Money managers under the microscope
Hedge funds: Greece is the word
This week’s Reuters Hedge Fund and Private Equity Summit gave us some new insights into how hedge funds are betting on Greece’s debt crisis and their attitude to talk that politicians and regulators may clamp down on their activities.
According to Cheyne Capital, for instance, buying Greek CDS is an “old trade” that many hedge funds have moved out of.
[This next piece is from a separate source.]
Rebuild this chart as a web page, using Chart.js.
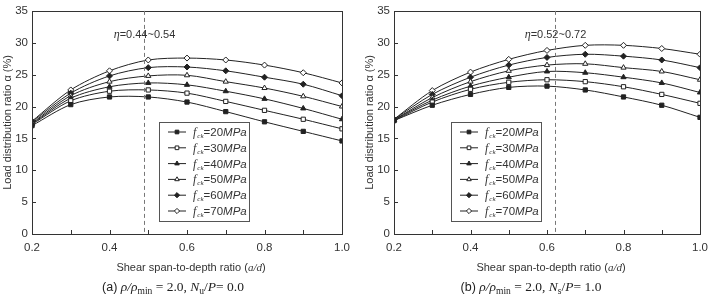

Many have instead moved to short bets on the euro, as the single currency comes under pressure from the debt of some southern European countries.
Then again, two managers from GLG, ranked by Eurohedge this week as Europe’s 6th biggest hedge fund firm, said they are actually long the euro.
The rationale, according to fund manager Karim Abdel-Motaal, is that the euro is the least ugly major currency and hasn’t seen the same quantitative easing used elsewhere.
In addition, the strength of France and Germany’s economies coming out of recession means interest rates could rise sooner than expected, boosting the single currency.
They were also quick to dismiss the idea that banning or limiting CDS would somehow improve the situation.
“Let’s assume you ban credit default swaps, and Greek spreads automatically go to the same level as German spreads … Would you rather hold a German bond at a spread of 1 percent or a Greek bond at a spread of 1 percent? You’ve just made Greek debt unfinanceable.”
Abdel-Motaal argues that such short bets have an inbuilt “natural self-discipline” and are by no means an easy, one-way bet for hedge funds. After all, “when you’re wrong, you get toasted”, he says.